** BEGIN **
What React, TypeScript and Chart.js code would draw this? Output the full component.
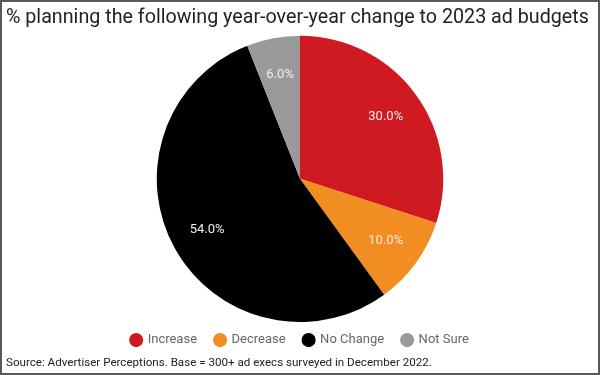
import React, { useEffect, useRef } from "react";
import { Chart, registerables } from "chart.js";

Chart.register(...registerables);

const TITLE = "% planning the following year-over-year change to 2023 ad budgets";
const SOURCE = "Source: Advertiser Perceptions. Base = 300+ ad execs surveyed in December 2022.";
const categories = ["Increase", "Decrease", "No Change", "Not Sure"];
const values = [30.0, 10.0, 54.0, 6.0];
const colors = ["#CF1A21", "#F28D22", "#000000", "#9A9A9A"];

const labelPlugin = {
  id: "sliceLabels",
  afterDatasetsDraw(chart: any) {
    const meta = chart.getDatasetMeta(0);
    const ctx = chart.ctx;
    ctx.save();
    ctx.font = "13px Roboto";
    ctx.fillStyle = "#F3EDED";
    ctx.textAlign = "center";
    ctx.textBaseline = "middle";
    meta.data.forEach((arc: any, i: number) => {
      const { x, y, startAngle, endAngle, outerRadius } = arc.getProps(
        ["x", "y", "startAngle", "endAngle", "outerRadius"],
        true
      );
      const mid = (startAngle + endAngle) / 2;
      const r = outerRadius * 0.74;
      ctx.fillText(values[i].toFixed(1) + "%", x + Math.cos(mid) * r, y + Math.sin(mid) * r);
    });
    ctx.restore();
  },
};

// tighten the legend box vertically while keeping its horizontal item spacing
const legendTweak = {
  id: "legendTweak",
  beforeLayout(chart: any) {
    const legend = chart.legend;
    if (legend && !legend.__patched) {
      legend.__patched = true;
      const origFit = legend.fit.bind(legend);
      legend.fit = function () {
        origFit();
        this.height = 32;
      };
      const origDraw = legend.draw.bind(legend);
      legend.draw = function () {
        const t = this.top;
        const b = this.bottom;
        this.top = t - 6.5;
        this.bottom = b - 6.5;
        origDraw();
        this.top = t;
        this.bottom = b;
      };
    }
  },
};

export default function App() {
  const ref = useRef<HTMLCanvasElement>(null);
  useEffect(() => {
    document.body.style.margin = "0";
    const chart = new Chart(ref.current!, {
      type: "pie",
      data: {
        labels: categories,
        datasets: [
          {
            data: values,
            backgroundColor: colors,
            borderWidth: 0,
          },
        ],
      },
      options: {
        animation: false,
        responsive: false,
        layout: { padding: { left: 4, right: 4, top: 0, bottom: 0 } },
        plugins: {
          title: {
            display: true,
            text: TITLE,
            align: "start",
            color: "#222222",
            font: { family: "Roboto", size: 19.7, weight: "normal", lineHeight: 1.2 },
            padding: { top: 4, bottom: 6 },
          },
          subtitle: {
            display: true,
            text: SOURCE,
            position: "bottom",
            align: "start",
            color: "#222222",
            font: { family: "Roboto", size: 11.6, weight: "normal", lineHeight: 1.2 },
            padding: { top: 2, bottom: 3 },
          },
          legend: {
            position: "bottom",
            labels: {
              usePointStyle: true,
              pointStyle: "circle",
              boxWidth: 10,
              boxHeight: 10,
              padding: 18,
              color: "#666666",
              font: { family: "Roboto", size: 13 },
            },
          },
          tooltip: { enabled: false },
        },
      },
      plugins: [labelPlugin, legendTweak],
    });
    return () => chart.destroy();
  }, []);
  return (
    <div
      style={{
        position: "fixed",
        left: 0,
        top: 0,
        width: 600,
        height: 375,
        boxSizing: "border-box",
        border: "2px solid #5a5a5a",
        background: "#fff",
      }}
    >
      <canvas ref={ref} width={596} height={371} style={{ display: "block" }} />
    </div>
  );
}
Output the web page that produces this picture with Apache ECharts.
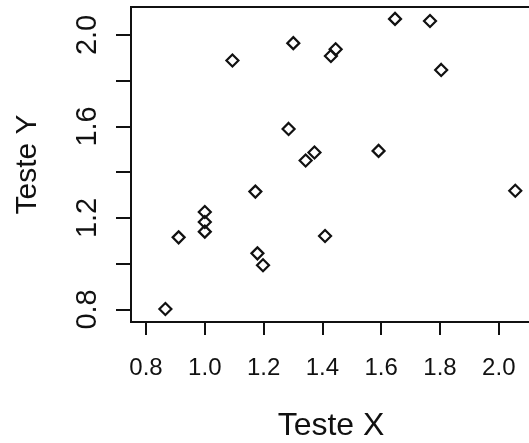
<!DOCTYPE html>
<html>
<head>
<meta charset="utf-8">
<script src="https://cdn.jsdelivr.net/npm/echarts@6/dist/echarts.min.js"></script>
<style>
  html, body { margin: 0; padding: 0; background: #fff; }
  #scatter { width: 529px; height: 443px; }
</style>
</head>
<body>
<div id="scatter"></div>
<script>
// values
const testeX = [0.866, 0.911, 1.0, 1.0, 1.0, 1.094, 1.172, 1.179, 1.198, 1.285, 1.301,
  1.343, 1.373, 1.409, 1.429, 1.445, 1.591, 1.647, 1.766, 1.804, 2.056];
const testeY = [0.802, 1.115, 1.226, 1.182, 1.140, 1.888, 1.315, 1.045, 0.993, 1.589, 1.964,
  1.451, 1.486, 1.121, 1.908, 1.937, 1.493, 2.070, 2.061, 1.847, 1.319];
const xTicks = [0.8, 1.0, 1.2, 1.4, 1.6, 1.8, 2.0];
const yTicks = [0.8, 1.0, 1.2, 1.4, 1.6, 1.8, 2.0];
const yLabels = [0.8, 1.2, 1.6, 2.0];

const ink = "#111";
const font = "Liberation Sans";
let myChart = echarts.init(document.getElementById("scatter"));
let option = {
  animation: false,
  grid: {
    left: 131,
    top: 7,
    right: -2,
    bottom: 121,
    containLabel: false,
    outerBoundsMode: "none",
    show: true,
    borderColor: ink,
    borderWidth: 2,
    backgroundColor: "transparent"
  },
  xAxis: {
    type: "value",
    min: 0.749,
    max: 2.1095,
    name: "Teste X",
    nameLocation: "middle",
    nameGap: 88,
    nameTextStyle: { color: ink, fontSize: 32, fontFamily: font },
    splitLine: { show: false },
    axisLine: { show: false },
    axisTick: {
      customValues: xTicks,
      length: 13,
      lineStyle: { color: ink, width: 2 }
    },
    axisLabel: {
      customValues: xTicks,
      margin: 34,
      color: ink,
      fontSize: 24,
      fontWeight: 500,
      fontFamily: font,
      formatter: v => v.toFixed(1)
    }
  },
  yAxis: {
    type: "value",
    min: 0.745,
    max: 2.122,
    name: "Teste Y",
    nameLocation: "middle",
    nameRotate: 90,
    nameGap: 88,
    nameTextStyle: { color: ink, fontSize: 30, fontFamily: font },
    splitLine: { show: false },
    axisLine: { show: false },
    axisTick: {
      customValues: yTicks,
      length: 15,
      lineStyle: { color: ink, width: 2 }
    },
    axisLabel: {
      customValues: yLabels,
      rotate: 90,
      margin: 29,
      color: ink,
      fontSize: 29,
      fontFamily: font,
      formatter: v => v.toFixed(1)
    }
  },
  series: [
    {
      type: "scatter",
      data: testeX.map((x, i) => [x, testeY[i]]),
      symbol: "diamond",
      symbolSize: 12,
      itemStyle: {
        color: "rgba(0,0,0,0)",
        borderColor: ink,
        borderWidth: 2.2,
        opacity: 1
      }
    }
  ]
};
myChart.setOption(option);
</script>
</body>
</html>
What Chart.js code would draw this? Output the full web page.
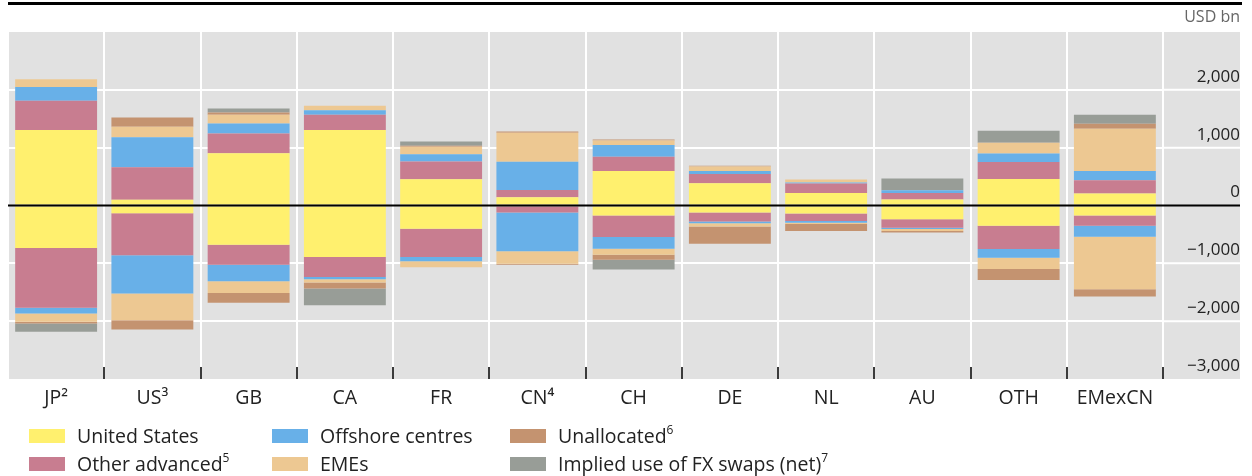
** END **
# Instruction
Output the data above without changes, apart from leaving out the pictures.

# Written response
What React, TypeScript and Chart.js code would draw this? Output the full component.
import React, { useEffect, useRef } from "react";
import { Chart, registerables } from "chart.js";

Chart.register(...registerables);

const TITLE = "% planning the following year-over-year change to 2023 ad budgets";
const SOURCE = "Source: Advertiser Perceptions. Base = 300+ ad execs surveyed in December 2022.";
const categories = ["Increase", "Decrease", "No Change", "Not Sure"];
const values = [30.0, 10.0, 54.0, 6.0];
const colors = ["#CF1A21", "#F28D22", "#000000", "#9A9A9A"];

const labelPlugin = {
  id: "sliceLabels",
  afterDatasetsDraw(chart: any) {
    const meta = chart.getDatasetMeta(0);
    const ctx = chart.ctx;
    ctx.save();
    ctx.font = "13px Roboto";
    ctx.fillStyle = "#F3EDED";
    ctx.textAlign = "center";
    ctx.textBaseline = "middle";
    meta.data.forEach((arc: any, i: number) => {
      const { x, y, startAngle, endAngle, outerRadius } = arc.getProps(
        ["x", "y", "startAngle", "endAngle", "outerRadius"],
        true
      );
      const mid = (startAngle + endAngle) / 2;
      const r = outerRadius * 0.74;
      ctx.fillText(values[i].toFixed(1) + "%", x + Math.cos(mid) * r, y + Math.sin(mid) * r);
    });
    ctx.restore();
  },
};

// tighten the legend box vertically while keeping its horizontal item spacing
const legendTweak = {
  id: "legendTweak",
  beforeLayout(chart: any) {
    const legend = chart.legend;
    if (legend && !legend.__patched) {
      legend.__patched = true;
      const origFit = legend.fit.bind(legend);
      legend.fit = function () {
        origFit();
        this.height = 32;
      };
      const origDraw = legend.draw.bind(legend);
      legend.draw = function () {
        const t = this.top;
        const b = this.bottom;
        this.top = t - 6.5;
        this.bottom = b - 6.5;
        origDraw();
        this.top = t;
        this.bottom = b;
      };
    }
  },
};

export default function App() {
  const ref = useRef<HTMLCanvasElement>(null);
  useEffect(() => {
    document.body.style.margin = "0";
    const chart = new Chart(ref.current!, {
      type: "pie",
      data: {
        labels: categories,
        datasets: [
          {
            data: values,
            backgroundColor: colors,
            borderWidth: 0,
          },
        ],
      },
      options: {
        animation: false,
        responsive: false,
        layout: { padding: { left: 4, right: 4, top: 0, bottom: 0 } },
        plugins: {
          title: {
            display: true,
            text: TITLE,
            align: "start",
            color: "#222222",
            font: { family: "Roboto", size: 19.7, weight: "normal", lineHeight: 1.2 },
            padding: { top: 4, bottom: 6 },
          },
          subtitle: {
            display: true,
            text: SOURCE,
            position: "bottom",
            align: "start",
            color: "#222222",
            font: { family: "Roboto", size: 11.6, weight: "normal", lineHeight: 1.2 },
            padding: { top: 2, bottom: 3 },
          },
          legend: {
            position: "bottom",
            labels: {
              usePointStyle: true,
              pointStyle: "circle",
              boxWidth: 10,
              boxHeight: 10,
              padding: 18,
              color: "#666666",
              font: { family: "Roboto", size: 13 },
            },
          },
          tooltip: { enabled: false },
        },
      },
      plugins: [labelPlugin, legendTweak],
    });
    return () => chart.destroy();
  }, []);
  return (
    <div
      style={{
        position: "fixed",
        left: 0,
        top: 0,
        width: 600,
        height: 375,
        boxSizing: "border-box",
        border: "2px solid #5a5a5a",
        background: "#fff",
      }}
    >
      <canvas ref={ref} width={596} height={371} style={{ display: "block" }} />
    </div>
  );
}
Output the web page that produces this picture with Apache ECharts.
<!DOCTYPE html>
<html>
<head>
<meta charset="utf-8">
<script src="https://cdn.jsdelivr.net/npm/echarts@6/dist/echarts.min.js"></script>
<style>
  html, body { margin: 0; padding: 0; background: #fff; }
  #scatter { width: 529px; height: 443px; }
</style>
</head>
<body>
<div id="scatter"></div>
<script>
// values
const testeX = [0.866, 0.911, 1.0, 1.0, 1.0, 1.094, 1.172, 1.179, 1.198, 1.285, 1.301,
  1.343, 1.373, 1.409, 1.429, 1.445, 1.591, 1.647, 1.766, 1.804, 2.056];
const testeY = [0.802, 1.115, 1.226, 1.182, 1.140, 1.888, 1.315, 1.045, 0.993, 1.589, 1.964,
  1.451, 1.486, 1.121, 1.908, 1.937, 1.493, 2.070, 2.061, 1.847, 1.319];
const xTicks = [0.8, 1.0, 1.2, 1.4, 1.6, 1.8, 2.0];
const yTicks = [0.8, 1.0, 1.2, 1.4, 1.6, 1.8, 2.0];
const yLabels = [0.8, 1.2, 1.6, 2.0];

const ink = "#111";
const font = "Liberation Sans";
let myChart = echarts.init(document.getElementById("scatter"));
let option = {
  animation: false,
  grid: {
    left: 131,
    top: 7,
    right: -2,
    bottom: 121,
    containLabel: false,
    outerBoundsMode: "none",
    show: true,
    borderColor: ink,
    borderWidth: 2,
    backgroundColor: "transparent"
  },
  xAxis: {
    type: "value",
    min: 0.749,
    max: 2.1095,
    name: "Teste X",
    nameLocation: "middle",
    nameGap: 88,
    nameTextStyle: { color: ink, fontSize: 32, fontFamily: font },
    splitLine: { show: false },
    axisLine: { show: false },
    axisTick: {
      customValues: xTicks,
      length: 13,
      lineStyle: { color: ink, width: 2 }
    },
    axisLabel: {
      customValues: xTicks,
      margin: 34,
      color: ink,
      fontSize: 24,
      fontWeight: 500,
      fontFamily: font,
      formatter: v => v.toFixed(1)
    }
  },
  yAxis: {
    type: "value",
    min: 0.745,
    max: 2.122,
    name: "Teste Y",
    nameLocation: "middle",
    nameRotate: 90,
    nameGap: 88,
    nameTextStyle: { color: ink, fontSize: 30, fontFamily: font },
    splitLine: { show: false },
    axisLine: { show: false },
    axisTick: {
      customValues: yTicks,
      length: 15,
      lineStyle: { color: ink, width: 2 }
    },
    axisLabel: {
      customValues: yLabels,
      rotate: 90,
      margin: 29,
      color: ink,
      fontSize: 29,
      fontFamily: font,
      formatter: v => v.toFixed(1)
    }
  },
  series: [
    {
      type: "scatter",
      data: testeX.map((x, i) => [x, testeY[i]]),
      symbol: "diamond",
      symbolSize: 12,
      itemStyle: {
        color: "rgba(0,0,0,0)",
        borderColor: ink,
        borderWidth: 2.2,
        opacity: 1
      }
    }
  ]
};
myChart.setOption(option);
</script>
</body>
</html>
What Chart.js code would draw this? Output the full web page.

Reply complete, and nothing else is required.